Header Not yet provided
math.h most of the wider C math surface beyond the current single-precision core
stdio.h fscanf, rename, scanf, sscanf
stdlib.h getenv, system
time.h strftime and timezone/DST extensions beyond UTC-style operation

Standard C headers not currently provided

This is not yet a full hosted C library. In particular, these standard headers are not shipped here:

  • complex.h
  • fenv.h
  • locale.h
  • signal.h
  • stdalign.h
  • stdatomic.h
  • tgmath.h
  • threads.h
  • uchar.h
  • wchar.h
  • wctype.h

POSIX / Unix-style extensions

These are not part of ISO C. They are grouped separately because they form the library's Unix-like I/O layer on top of CP/M 3:

Header Status Implemented surface
fcntl.h partial open, creat, O_*, SEEK_*
sys/types.h partial ssize_t, off_t
sys/stat.h partial struct stat, stat
unistd.h partial read, write, close, fsync, lseek, unlink
dirent.h partial DIR, struct dirent, opendir, readdir, closedir using CP/M wildcard search (A:*.COM, *.TXT, etc.)

POSIX pieces still missing

The POSIX layer is intentionally small.
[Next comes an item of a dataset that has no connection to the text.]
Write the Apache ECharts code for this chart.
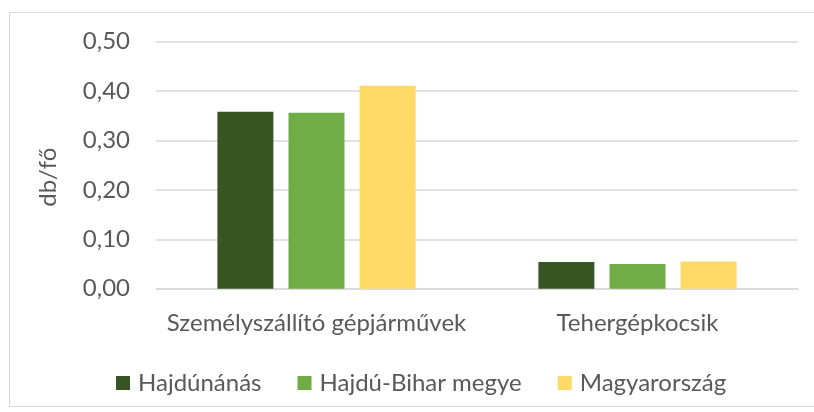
<!DOCTYPE html>
<html>
<head>
<meta charset="utf-8">
<script src="https://cdn.jsdelivr.net/npm/echarts@6/dist/echarts.min.js"></script>
<style>
  html, body { margin: 0; padding: 0; background: #fff; }
  #main { width: 814px; height: 412px; }
</style>
</head>
<body>
<div id="main"></div>
<script>
// data
var categories = ['Személyszállító gépjárművek', 'Tehergépkocsik'];
var hajdunanas = [0.358, 0.054];
var hajduBihar = [0.356, 0.050];
var magyarorszag = [0.411, 0.055];
var seriesNames = ['Hajdúnánás', 'Hajdú-Bihar megye', 'Magyarország'];

var font = 'Lato';
var textColor = '#595959';

var chart = echarts.init(document.getElementById('main'));

var option = {
    animation: false,
    color: ['#375623', '#70ad47', '#ffd966'],
    graphic: [{
        type: 'rect',
        shape: { x: 9.5, y: 12.5, width: 830, height: 394 },
        style: { fill: 'none', stroke: '#d9d9d9', lineWidth: 1 },
        silent: true
    }],
    grid: { left: 156, right: 16, top: 41.7, bottom: 123.3 },
    legend: {
        data: seriesNames,
        left: 111,
        top: 366,
        itemWidth: 14,
        itemHeight: 14,
        itemGap: 36,
        icon: 'rect',
        textStyle: { fontFamily: font, fontSize: 24, color: textColor, padding: [0, 0, 0, 3] }
    },
    xAxis: {
        type: 'category',
        data: categories,
        axisLine: { lineStyle: { color: '#d9d9d9', width: 1.5 } },
        axisTick: { show: false },
        axisLabel: { interval: 0, fontFamily: font, fontSize: 24, color: textColor, margin: 23 }
    },
    yAxis: {
        type: 'value',
        min: 0,
        max: 0.5,
        interval: 0.1,
        name: 'db/fő',
        nameLocation: 'middle',
        nameGap: 96,
        nameTextStyle: { fontFamily: font, fontSize: 24, color: textColor, padding: [0, 24, 0, 0] },
        axisLine: { show: false },
        axisTick: { show: false },
        splitLine: { lineStyle: { color: '#d9d9d9', width: 1.5 } },
        axisLabel: {
            fontFamily: font, fontSize: 24, color: textColor, margin: 26,
            formatter: function (v) { return v.toFixed(2).replace('.', ','); }
        }
    },
    series: [
        { name: seriesNames[0], type: 'bar', data: hajdunanas, barWidth: 56, barGap: '27%' },
        { name: seriesNames[1], type: 'bar', data: hajduBihar, barWidth: 56, barGap: '27%' },
        { name: seriesNames[2], type: 'bar', data: magyarorszag, barWidth: 56, barGap: '27%' }
    ]
};

chart.setOption(option);
</script>
</body>
</html>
Common Unix interfaces not currently provided include:

  • access
  • dup, dup2
  • isatty
  • mkdir, rmdir
  • pipe
  • rename as a POSIX filesystem call
  • stat variants such as fstat
  • process APIs such as exec*, fork, wait

Non-standard libcpm3-z80 extensions

These are project-specific or CP/M-specific APIs rather than ISO C or POSIX:

Header Extension
platform.h nltype, NL_LF/NL_CRLF/NL_LFCR, libplatform, progname, msleep(), _libinit()
sys/bdos.h bdos(), bdosret(), CP/M 3 BDOS constants, bdos_ret_t
time.h gettimeofday(), settimeofday(), struct timeval
stdlib.h _splitpath()
string.h stoupper(), stolower(), strrev()

To Do

  • Expand standard-header coverage if the project goal moves beyond the current minimal subset.